> **EXERCISE PROMPT**
Output exactly, and only, the lines from the line containing "Write a component" through the line containing "import * as", both included.

>> Start EXCERPTED RECORDS

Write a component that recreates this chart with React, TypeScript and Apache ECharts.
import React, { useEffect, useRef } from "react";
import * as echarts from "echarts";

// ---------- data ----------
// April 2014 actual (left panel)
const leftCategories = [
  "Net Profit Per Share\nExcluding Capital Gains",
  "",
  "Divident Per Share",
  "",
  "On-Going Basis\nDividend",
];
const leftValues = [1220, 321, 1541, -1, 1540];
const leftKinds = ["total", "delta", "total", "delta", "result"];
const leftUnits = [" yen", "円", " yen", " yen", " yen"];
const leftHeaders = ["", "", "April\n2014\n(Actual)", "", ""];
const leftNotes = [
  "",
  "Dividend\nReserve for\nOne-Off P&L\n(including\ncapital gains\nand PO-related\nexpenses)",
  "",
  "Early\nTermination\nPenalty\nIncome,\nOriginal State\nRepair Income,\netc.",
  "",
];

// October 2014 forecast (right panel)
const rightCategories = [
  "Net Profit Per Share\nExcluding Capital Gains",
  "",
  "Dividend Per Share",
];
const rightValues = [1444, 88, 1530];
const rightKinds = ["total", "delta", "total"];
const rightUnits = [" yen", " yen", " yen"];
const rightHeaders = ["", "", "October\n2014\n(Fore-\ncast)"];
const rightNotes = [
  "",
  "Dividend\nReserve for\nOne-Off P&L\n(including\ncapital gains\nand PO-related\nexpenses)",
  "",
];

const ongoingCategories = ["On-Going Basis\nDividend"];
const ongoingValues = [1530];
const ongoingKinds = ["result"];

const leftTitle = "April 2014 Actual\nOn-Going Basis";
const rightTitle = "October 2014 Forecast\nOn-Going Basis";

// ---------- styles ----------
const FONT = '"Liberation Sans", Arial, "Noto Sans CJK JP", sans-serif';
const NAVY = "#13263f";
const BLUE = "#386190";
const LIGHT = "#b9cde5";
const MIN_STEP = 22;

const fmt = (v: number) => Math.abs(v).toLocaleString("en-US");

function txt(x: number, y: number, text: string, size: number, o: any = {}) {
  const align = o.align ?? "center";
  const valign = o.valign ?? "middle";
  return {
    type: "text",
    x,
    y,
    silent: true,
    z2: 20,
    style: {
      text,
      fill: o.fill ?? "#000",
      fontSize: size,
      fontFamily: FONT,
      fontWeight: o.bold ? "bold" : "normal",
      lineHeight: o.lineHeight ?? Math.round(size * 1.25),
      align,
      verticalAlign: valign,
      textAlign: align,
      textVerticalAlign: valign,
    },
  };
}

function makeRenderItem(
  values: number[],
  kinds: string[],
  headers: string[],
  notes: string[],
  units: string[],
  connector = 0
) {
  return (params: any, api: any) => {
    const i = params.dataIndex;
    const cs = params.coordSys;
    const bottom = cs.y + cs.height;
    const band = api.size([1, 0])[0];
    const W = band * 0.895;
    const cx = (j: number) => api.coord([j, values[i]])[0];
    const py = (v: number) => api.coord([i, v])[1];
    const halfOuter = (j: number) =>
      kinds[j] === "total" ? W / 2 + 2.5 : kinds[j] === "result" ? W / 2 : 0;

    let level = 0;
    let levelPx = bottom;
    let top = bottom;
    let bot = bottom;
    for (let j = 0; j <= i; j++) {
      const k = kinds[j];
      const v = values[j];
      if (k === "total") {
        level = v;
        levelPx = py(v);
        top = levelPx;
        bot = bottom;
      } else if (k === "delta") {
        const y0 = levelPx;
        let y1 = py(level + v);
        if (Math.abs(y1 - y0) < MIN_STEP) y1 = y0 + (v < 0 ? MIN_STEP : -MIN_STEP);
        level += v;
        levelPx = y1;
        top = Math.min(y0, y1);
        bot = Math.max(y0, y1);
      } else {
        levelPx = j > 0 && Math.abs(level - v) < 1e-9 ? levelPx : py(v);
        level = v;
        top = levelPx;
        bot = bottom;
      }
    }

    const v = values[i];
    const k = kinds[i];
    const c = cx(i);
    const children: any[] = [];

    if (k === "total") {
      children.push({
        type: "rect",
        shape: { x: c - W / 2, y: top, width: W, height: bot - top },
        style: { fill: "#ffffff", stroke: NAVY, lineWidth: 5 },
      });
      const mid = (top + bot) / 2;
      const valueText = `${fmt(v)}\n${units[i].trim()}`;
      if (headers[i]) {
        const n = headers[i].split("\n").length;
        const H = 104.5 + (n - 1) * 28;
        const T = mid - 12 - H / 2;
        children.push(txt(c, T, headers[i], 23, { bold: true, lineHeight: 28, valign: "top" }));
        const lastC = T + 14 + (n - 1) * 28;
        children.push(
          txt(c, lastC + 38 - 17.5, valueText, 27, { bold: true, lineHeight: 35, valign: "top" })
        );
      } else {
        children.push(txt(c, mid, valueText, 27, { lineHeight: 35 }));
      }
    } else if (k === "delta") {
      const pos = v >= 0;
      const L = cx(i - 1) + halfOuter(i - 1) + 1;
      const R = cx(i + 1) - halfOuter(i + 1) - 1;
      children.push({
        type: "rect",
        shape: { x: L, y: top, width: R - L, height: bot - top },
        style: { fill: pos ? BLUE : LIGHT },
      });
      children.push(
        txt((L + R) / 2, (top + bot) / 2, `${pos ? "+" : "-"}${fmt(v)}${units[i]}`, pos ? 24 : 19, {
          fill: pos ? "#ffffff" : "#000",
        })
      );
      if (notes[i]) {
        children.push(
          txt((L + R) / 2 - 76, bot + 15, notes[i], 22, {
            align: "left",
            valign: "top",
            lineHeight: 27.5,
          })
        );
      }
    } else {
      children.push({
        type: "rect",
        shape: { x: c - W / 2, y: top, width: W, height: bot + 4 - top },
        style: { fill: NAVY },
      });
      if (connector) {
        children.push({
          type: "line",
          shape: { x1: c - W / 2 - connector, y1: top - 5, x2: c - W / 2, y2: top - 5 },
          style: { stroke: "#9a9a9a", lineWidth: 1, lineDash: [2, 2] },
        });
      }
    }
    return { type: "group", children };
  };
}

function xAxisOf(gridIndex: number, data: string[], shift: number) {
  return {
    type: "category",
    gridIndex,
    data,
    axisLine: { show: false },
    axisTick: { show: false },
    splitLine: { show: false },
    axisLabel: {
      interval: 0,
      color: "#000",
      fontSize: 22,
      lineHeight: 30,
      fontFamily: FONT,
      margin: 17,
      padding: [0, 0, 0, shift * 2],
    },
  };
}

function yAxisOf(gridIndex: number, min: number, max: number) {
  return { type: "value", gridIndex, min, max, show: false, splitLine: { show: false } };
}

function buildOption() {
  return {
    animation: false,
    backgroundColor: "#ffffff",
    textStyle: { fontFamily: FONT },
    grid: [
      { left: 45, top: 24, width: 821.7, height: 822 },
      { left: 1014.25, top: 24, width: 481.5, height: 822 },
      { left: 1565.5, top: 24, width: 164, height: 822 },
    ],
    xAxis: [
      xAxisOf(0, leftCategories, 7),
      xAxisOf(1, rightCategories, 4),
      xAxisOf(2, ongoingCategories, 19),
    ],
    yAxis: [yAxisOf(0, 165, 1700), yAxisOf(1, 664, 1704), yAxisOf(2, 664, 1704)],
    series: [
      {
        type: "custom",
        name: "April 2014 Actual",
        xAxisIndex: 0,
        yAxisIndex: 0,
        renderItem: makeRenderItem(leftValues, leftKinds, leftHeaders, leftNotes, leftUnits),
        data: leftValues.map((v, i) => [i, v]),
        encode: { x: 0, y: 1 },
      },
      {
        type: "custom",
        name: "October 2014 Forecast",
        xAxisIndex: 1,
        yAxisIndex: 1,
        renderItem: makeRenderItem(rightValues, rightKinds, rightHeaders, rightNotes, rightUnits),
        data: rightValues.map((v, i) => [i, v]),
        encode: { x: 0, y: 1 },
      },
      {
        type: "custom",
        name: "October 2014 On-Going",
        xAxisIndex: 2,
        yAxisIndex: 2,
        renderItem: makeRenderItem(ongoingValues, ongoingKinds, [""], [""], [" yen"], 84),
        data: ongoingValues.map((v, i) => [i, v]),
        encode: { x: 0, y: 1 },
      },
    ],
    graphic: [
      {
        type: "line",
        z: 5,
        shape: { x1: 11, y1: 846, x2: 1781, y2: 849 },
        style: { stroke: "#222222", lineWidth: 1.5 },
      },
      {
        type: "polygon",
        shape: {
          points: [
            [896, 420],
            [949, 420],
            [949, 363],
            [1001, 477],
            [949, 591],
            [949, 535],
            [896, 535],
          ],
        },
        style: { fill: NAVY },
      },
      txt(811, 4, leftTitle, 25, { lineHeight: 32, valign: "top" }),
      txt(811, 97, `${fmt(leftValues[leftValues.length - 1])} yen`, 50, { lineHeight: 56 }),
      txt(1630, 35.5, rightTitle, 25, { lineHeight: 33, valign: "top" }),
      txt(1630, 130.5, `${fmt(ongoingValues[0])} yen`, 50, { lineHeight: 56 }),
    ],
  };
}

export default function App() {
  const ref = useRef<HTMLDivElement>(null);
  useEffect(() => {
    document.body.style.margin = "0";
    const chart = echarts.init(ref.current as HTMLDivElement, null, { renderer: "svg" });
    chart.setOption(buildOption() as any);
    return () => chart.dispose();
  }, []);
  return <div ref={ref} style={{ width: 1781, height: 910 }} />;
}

>> End EXCERPTED RECORDS
>> Start EXCERPTED RECORDS

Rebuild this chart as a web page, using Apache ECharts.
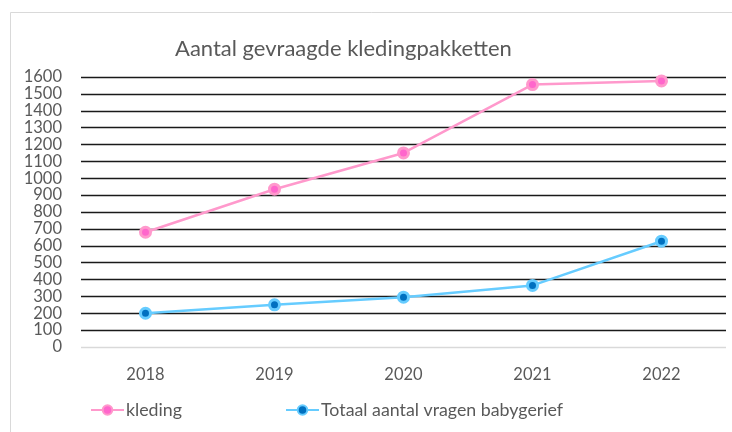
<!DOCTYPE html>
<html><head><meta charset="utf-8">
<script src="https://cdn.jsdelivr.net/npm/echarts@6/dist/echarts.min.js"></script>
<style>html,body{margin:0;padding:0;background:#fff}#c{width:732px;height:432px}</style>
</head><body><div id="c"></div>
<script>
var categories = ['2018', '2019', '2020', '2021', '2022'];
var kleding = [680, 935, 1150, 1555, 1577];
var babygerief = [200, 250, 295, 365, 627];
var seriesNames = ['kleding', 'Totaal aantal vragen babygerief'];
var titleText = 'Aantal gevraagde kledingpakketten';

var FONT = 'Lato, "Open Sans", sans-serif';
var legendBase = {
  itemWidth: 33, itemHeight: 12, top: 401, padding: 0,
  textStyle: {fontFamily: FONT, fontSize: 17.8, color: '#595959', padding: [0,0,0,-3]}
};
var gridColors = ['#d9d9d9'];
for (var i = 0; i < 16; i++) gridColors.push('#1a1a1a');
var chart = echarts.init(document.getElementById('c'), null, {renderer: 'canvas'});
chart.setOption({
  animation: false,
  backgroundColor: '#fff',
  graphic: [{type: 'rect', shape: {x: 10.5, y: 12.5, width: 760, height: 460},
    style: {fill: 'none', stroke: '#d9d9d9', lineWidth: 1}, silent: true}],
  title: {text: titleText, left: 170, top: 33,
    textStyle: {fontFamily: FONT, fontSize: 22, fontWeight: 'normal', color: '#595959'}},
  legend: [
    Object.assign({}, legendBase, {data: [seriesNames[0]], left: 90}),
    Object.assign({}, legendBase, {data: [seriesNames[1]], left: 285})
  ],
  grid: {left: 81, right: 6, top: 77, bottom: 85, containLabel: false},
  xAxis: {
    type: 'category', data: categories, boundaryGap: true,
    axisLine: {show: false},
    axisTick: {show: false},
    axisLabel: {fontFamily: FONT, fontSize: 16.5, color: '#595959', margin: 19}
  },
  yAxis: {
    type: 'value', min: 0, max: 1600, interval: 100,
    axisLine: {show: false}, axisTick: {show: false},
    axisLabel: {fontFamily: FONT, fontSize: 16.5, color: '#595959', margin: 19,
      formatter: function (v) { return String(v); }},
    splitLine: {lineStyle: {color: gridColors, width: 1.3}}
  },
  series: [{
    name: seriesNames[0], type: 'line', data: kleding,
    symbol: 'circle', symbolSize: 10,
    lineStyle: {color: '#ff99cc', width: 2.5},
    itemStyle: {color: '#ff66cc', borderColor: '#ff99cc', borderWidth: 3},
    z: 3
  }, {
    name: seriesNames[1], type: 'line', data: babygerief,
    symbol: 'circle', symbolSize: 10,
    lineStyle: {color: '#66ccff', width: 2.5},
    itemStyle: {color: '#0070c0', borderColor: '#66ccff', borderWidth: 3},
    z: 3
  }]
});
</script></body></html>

>> End EXCERPTED RECORDS

> **TASK OUTPUT**
Write a component that recreates this chart with React, TypeScript and Apache ECharts.
import React, { useEffect, useRef } from "react";
import * as echarts from "echarts";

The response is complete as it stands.